Code of Practice
Chapter 11: Complaints
A notary’s clients and persons who have been refused notarial services have the right to make a complaint about the notary who provided (or refused to provide) those services, and to have that complaint resolved. Notaries are required to inform clients of their right to make a complaint and the procedure for doing so [Practice Rule 8].
A notary must provide clients with a signposting notice that explains the right to complain and how a complaint may be made when accepting instructions for professional work or changing the terms on which he or she is acting [Practice Rule 8.1]. Practice Rule 8.2 clarifies that the signposting notice may be provided by e-mail. A reference to the notary’s complaints procedure being available on the notary’s website or otherwise on request is not sufficient to comply with Practice Rule 8.
Notaries are expected to deal with any complaints about their services promptly and courteously and whenever it is reasonable to do so, to the satisfaction of the complainants.
Any complaints that a notary is unable to resolve to the satisfaction of the complainant will be referred to the Scriveners Company, if the notary against whom the complaint is made is a scrivener notary, to the Notaries Society if the notary against whom the complaint is made is a member of that society (but not a scrivener notary), or in any other case to the Faculty Office. If a complaint cannot be resolved in this manner, it may be referred to the Legal Ombudsman.
Normally, a client cannot use the Legal Ombudsman to resolve a complaint unless the client has first used the notary’s complaints procedure [Chapter 4, paragraph 1 of the Legal Ombudsman Scheme Rules] and the second-tier complaints procedure provided by a Designated Society or the Faculty Office, but a client can refer a complaint to the Legal Ombudsman if the complaint has not been resolved to the complainant’s satisfaction within eight weeks of being made to the notary, or an ombudsman considers that there are exceptional reasons to consider the complaint sooner, or without it having been made first to the notary; or where an ombudsman considers that in-house resolution is not possible due to irretrievable breakdown in the relationship between the notary and the client [Chapter 4, paragraph 2 of the Legal Ombudsman Scheme Rules].
Not all clients have the right to use the Legal Ombudsman Scheme, but the signposting notice must be provided to all clients, and as a matter of good practice a complaint from a client of any nature should be dealt with fairly and in a prompt and courteous manner.
- Clients can engage the services of a notary with confidence in the right of redress should services not be up to the expected standard.
- Complaints are dealt with fairly and in a prompt and courteous manner.

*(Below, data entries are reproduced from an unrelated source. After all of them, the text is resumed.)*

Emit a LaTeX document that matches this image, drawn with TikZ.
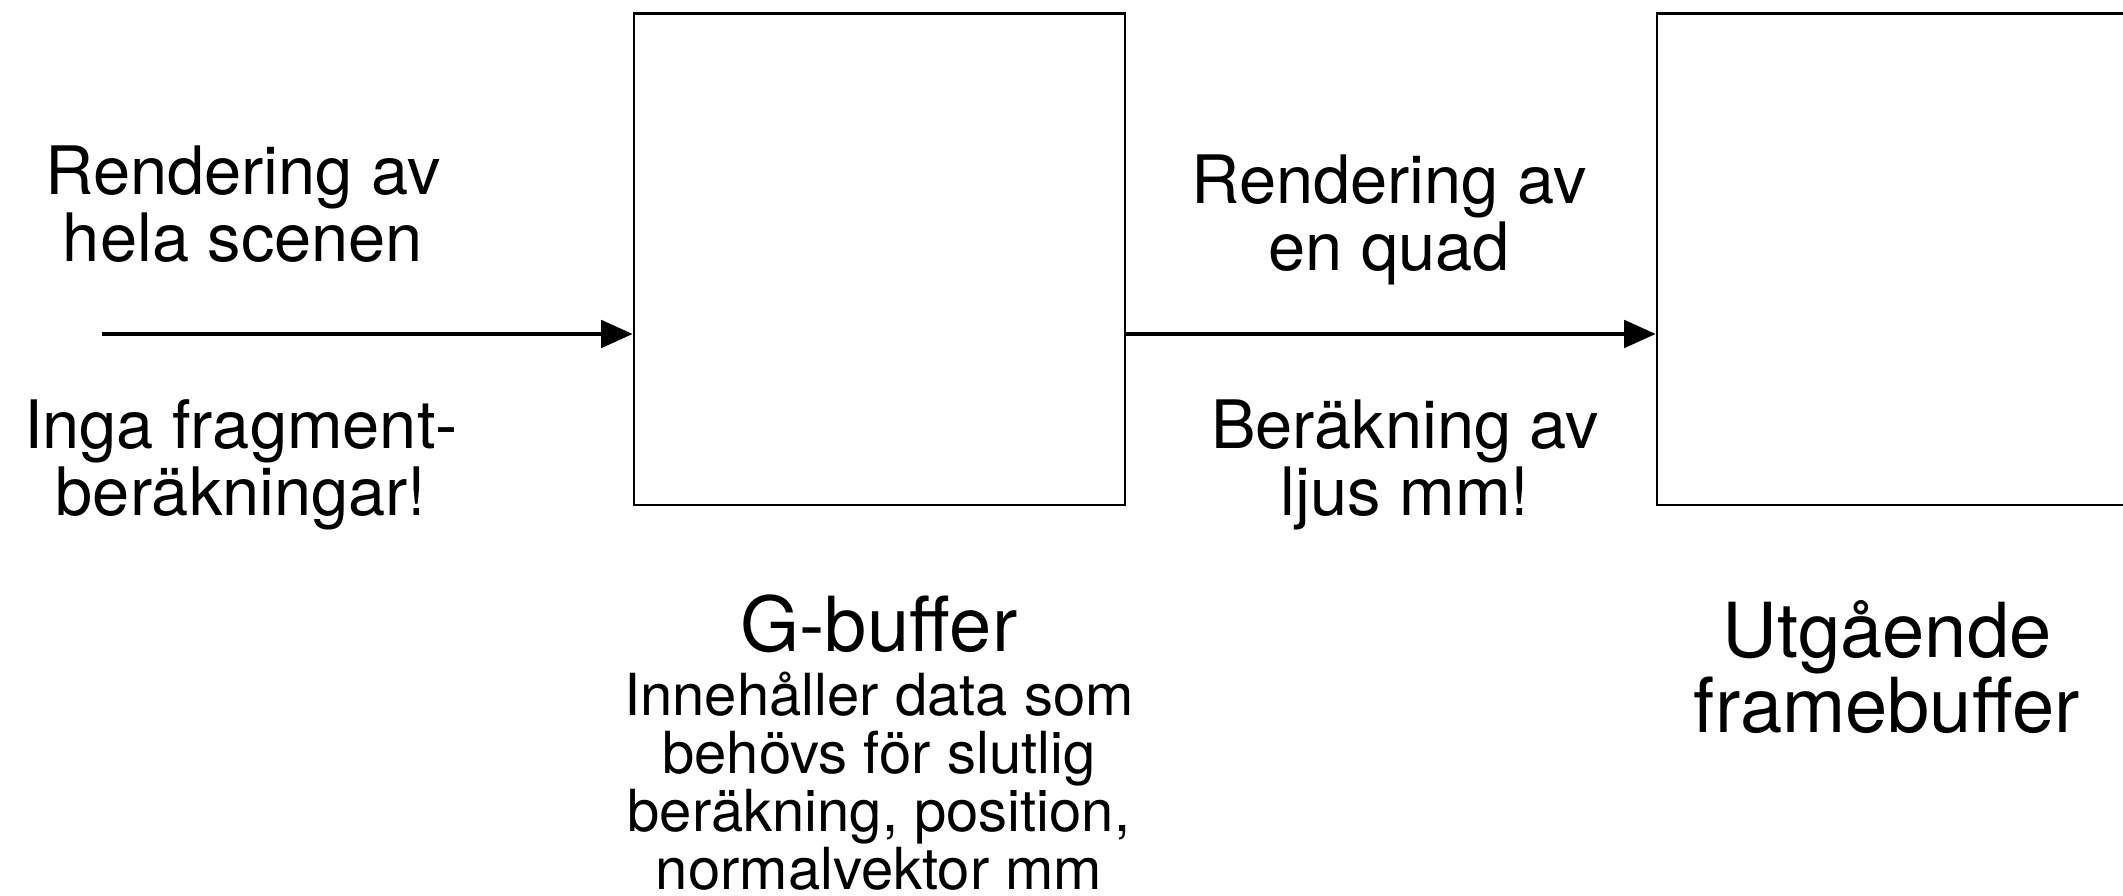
\documentclass[tikz,border=0pt]{standalone}
\usepackage{fontspec}
\setmainfont{TeX Gyre Heros}
\usetikzlibrary{positioning}
\usetikzlibrary{arrows.meta}

\begin{document}
\begin{tikzpicture}
% stilar
\tikzstyle buffertlada=[draw=black,line width=0.7pt,minimum width=4.91cm,minimum height=4.915cm,inner sep=0pt]
\tikzstyle flodespil=[draw=black,line width=1.4pt,-{Triangle[length=9pt,width=7.7pt]}]
\tikzstyle stegtext=[align=center,font=\fontsize{19}{19.3}\selectfont,inner sep=0pt]
\tikzstyle rubriktext=[align=center,font=\fontsize{21.6}{21.3}\selectfont,inner sep=0pt]
\tikzstyle infotext=[align=center,font=\fontsize{16.5}{16.5}\selectfont,inner sep=0pt]

\newcommand{\ladhojd}{6.3575} % mitten av lådorna i höjd
\newcommand{\pilhojd}{5.61}   % höjd för pilarna

% ramen
\useasboundingbox (0,0) rectangle (21.23,8.95);
\clip (0,0) rectangle (21.23,8.95);

% buffertarna
\node[buffertlada] (gbuf) at (8.795,\ladhojd) {};
\node[buffertlada] (fbuf) at (19.025,\ladhojd) {};

% pilarna
\coordinate (start) at (1.015,\pilhojd);
\draw[flodespil] (start) -- (start -| gbuf.west);
\draw[flodespil] (gbuf.east |- start) -- (start -| fbuf.west);

% texter vid pilarna (base = sista raden)
\node[stegtext,anchor=base] (scen) at (2.43,6.33) {Rendering av\\hela scenen};
\node[stegtext,anchor=base] (inga) at (2.41,3.79) {Inga fragment-\\beräkningar!};
\node[stegtext,anchor=base] (quad) at (13.89,6.24) {Rendering av\\en quad};
\node[stegtext,anchor=base] (ljus) at (14.05,3.79) {Beräkning av\\ljus mm!};

% texter under lådorna
\node[rubriktext,anchor=base] (gnamn) at (8.79,2.43) {G-buffer};
\node[infotext,anchor=base] (ginfo) at (8.79,0.06) {Innehåller data som\\behövs för slutlig\\beräkning, position,\\normalvektor mm};
\node[rubriktext,anchor=base] (fnamn) at (18.87,1.63) {Utgående\\framebuffer};
\end{tikzpicture}
\end{document}
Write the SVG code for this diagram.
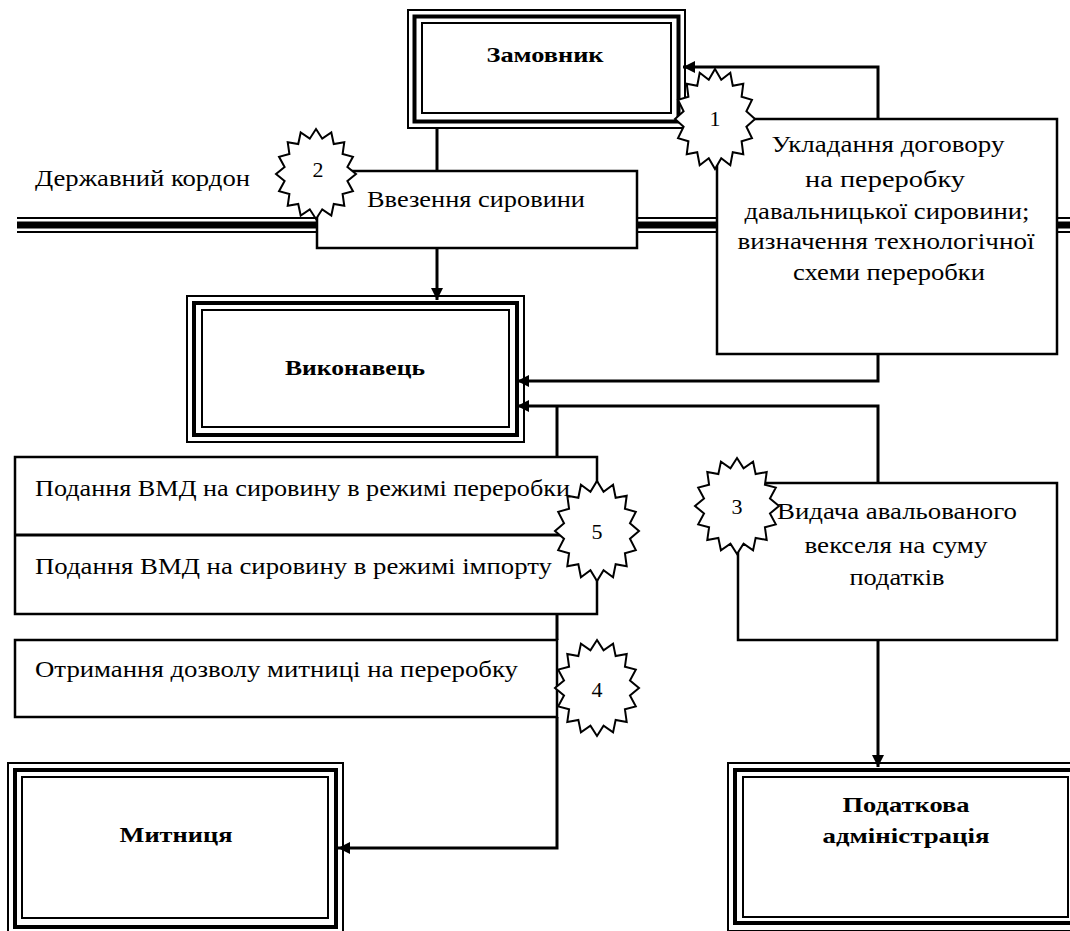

- Complaints that are not dealt with to the client’s satisfaction by a notary are dealt with impartially and fairly by a Designated Society or the Faculty Office.
- You provide clients with a signposting notice when accepting instructions for professional work or changing the terms on which you act and provide any explanations that clients may request of your complaints procedure.
- Your complaints procedure is convenient and easy to use (in particular for complainants who are vulnerable or have disabilities).
- You allow complaints to be made by any reasonable means.
- You deal with complaints promptly and courteously.
- If you find a complaint to be justified sufficient investigation of the circumstances, you offer a suitable remedy.
- If you find a complaint not to be justified, you set out your reasons concisely and clearly in writing to the client.
- You are aware of the rights of consumers under consumer rights legislation and take these into account when dealing with complaints.
- You consult the Legal Ombudsman Scheme Rules regularly so as to ensure that you are aware of any amendments.
- You fail to inform clients of their right to complain.
- You are dismissive of complaints or respond discourteously to complainants.
- You attempt to charge a fee for dealing with a complaint.
- You do not offer a remedy or an adequate remedy in the event of a complaint being justified.
- You fail to comply with consumer rights legislation when dealing with consumers.